If you have more time

Task: Add the Turtle triples below (from exercise 3-5) to your data_graph.

ex:investigation_162 a ex:Indictment ;
    ex:american "unknown" ;
    ex:cp_date "2018-02-23"^^xsd:date ;
    ex:cp_days 282 ;
    ex:indictment_days 166 ;
    ex:investigation ex:russia ;
    ex:investigation_days 659 ;
    ex:investigation_end "unknown" ;
    ex:investigation_start "2017-05-17"^^xsd:date ;
    foaf:name "Rick Gates" ;
    ex:investigatedPerson ex:Rick_Gates ;
    ex:outcome ex:guilty_plea ;
    ex:overturned false ;
    ex:pardoned false ;
    ex:president ex:Donald_Trump .

Extend your shapes graph for each of these constraints:

  • The only allowed values for ex:american are true, false or unknown.
  • The value of a property that counts days must be an integer.
  • The value of a property that indicates a start date must be xsd:date.
  • The value of a property that indicates an end date must be xsd:date or unknown (tip: you can use sh:or (...) ).
  • Every indictment must have exactly one FOAF name for the investigated person.
  • Every indictment must have exactly one investigated person property, and that person must have the type ex:PersonUnderInvestigation.
  • No URI-s can contain hyphens ('-').
  • Presidents must be identified with URIs.

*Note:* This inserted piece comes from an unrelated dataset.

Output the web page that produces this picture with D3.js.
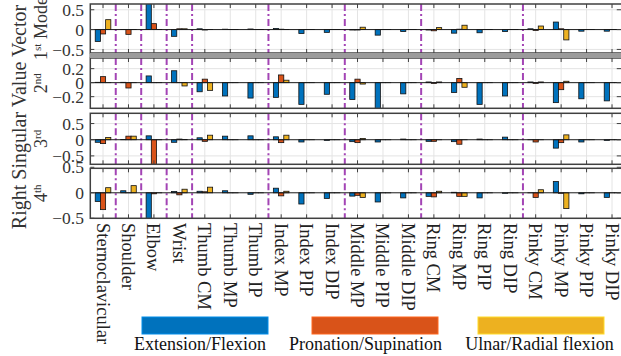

Task: When you run SHACL on large data graphs, the results_graph and result_text will report the same error many times (but for different nodes). Write a SPARQL query to print out each distinct sh:resultMessage in the results_graph.

Task: Modify the above query so it prints out each sh:resultMessage in the results_graph once, along with the number of times that message has been repeated in the results.